Recorded data.
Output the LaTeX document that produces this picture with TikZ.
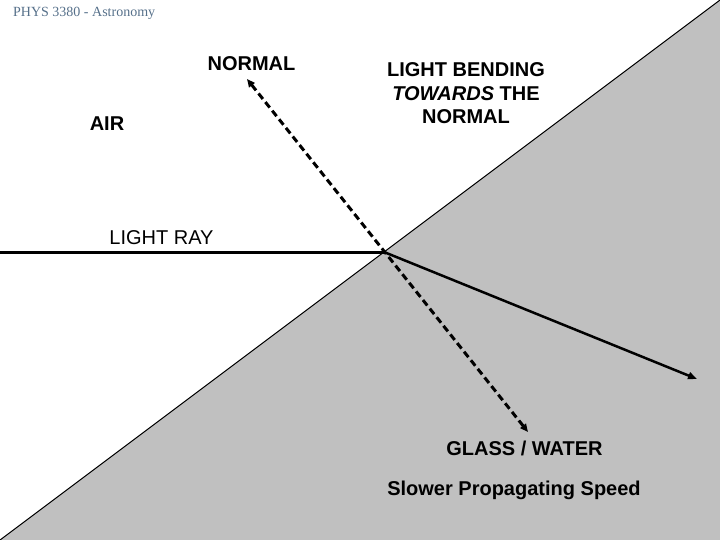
\documentclass[tikz,border=0pt]{standalone}
\usepackage{fontspec}
\setmainfont{Liberation Sans}
\newfontfamily\headfont{Liberation Serif}
\usetikzlibrary{arrows.meta}
\definecolor{glassgray}{HTML}{C0C0C0}
\definecolor{headblue}{HTML}{56708A}
\tikzset{
  lbl/.style    ={font=\fontsize{20}{23.5}\selectfont\bfseries, inner sep=0pt,
                  anchor=base},
  lblthin/.style={lbl, font=\fontsize{20}{23.5}\selectfont},
  ray/.style    ={line width=2.5pt, draw=black},
  normline/.style={line width=3pt, dash pattern=on 7pt off 4pt,
                  {Triangle[length=8pt,width=7pt]}-{Triangle[length=8pt,width=7pt]}},
  surface/.style={line width=1pt, draw=black}
}

\begin{document}
\begin{tikzpicture}[x=1pt,y=-1pt]
  \useasboundingbox (0,0) rectangle (720,540);
  \coordinate (bl)   at (0,540);
  \coordinate (tr)   at (720,0);
  \coordinate (br)   at (720,540);
  \coordinate (hit)  at (384,252);
  \coordinate (src)  at (0,252);
  \coordinate (out)  at (697,379);
  \coordinate (ntop) at (247,79);
  \coordinate (nbot) at (528,432);

  \fill[glassgray] (bl) -- (tr) -- (br) -- cycle;
  \draw[surface] (bl) -- (tr);

  \node[anchor=base west, inner sep=0pt, text=headblue,
        font=\headfont\fontsize{14}{16}\selectfont] (course) at (13,17) {PHYS 3380 - Astronomy};
  \node[lbl]     (normal)  at (251.5,71) {NORMAL};
  \node[lbl]     (air)     at (107,131)  {AIR};
  \node[lblthin] (lightray) at (161.5,244) {LIGHT RAY};
  \node[lbl, align=center] (bending) at (466,124) {LIGHT BENDING\\\textit{TOWARDS} THE\\NORMAL};
  \node[lbl]     (glass)   at (524.5,455) {GLASS / WATER};
  \node[lbl]     (slower)  at (514,495)   {Slower Propagating Speed};

  \draw[ray, line width=3pt] (src) -- (hit);
  \draw[ray, -{Triangle[length=9pt,width=7pt]}] (hit) -- (out);
  \draw[normline] (ntop) -- (nbot);
\end{tikzpicture}
\end{document}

Your instructions.
Return the listing above unchanged, apart from dropping its pictures.

Result below.
Output the LaTeX document that produces this picture with TikZ.
\documentclass[tikz,border=0pt]{standalone}
\usepackage{fontspec}
\setmainfont{Liberation Sans}
\newfontfamily\headfont{Liberation Serif}
\usetikzlibrary{arrows.meta}
\definecolor{glassgray}{HTML}{C0C0C0}
\definecolor{headblue}{HTML}{56708A}
\tikzset{
  lbl/.style    ={font=\fontsize{20}{23.5}\selectfont\bfseries, inner sep=0pt,
                  anchor=base},
  lblthin/.style={lbl, font=\fontsize{20}{23.5}\selectfont},
  ray/.style    ={line width=2.5pt, draw=black},
  normline/.style={line width=3pt, dash pattern=on 7pt off 4pt,
                  {Triangle[length=8pt,width=7pt]}-{Triangle[length=8pt,width=7pt]}},
  surface/.style={line width=1pt, draw=black}
}

\begin{document}
\begin{tikzpicture}[x=1pt,y=-1pt]
  \useasboundingbox (0,0) rectangle (720,540);
  \coordinate (bl)   at (0,540);
  \coordinate (tr)   at (720,0);
  \coordinate (br)   at (720,540);
  \coordinate (hit)  at (384,252);
  \coordinate (src)  at (0,252);
  \coordinate (out)  at (697,379);
  \coordinate (ntop) at (247,79);
  \coordinate (nbot) at (528,432);

  \fill[glassgray] (bl) -- (tr) -- (br) -- cycle;
  \draw[surface] (bl) -- (tr);

  \node[anchor=base west, inner sep=0pt, text=headblue,
        font=\headfont\fontsize{14}{16}\selectfont] (course) at (13,17) {PHYS 3380 - Astronomy};
  \node[lbl]     (normal)  at (251.5,71) {NORMAL};
  \node[lbl]     (air)     at (107,131)  {AIR};
  \node[lblthin] (lightray) at (161.5,244) {LIGHT RAY};
  \node[lbl, align=center] (bending) at (466,124) {LIGHT BENDING\\\textit{TOWARDS} THE\\NORMAL};
  \node[lbl]     (glass)   at (524.5,455) {GLASS / WATER};
  \node[lbl]     (slower)  at (514,495)   {Slower Propagating Speed};

  \draw[ray, line width=3pt] (src) -- (hit);
  \draw[ray, -{Triangle[length=9pt,width=7pt]}] (hit) -- (out);
  \draw[normline] (ntop) -- (nbot);
\end{tikzpicture}
\end{document}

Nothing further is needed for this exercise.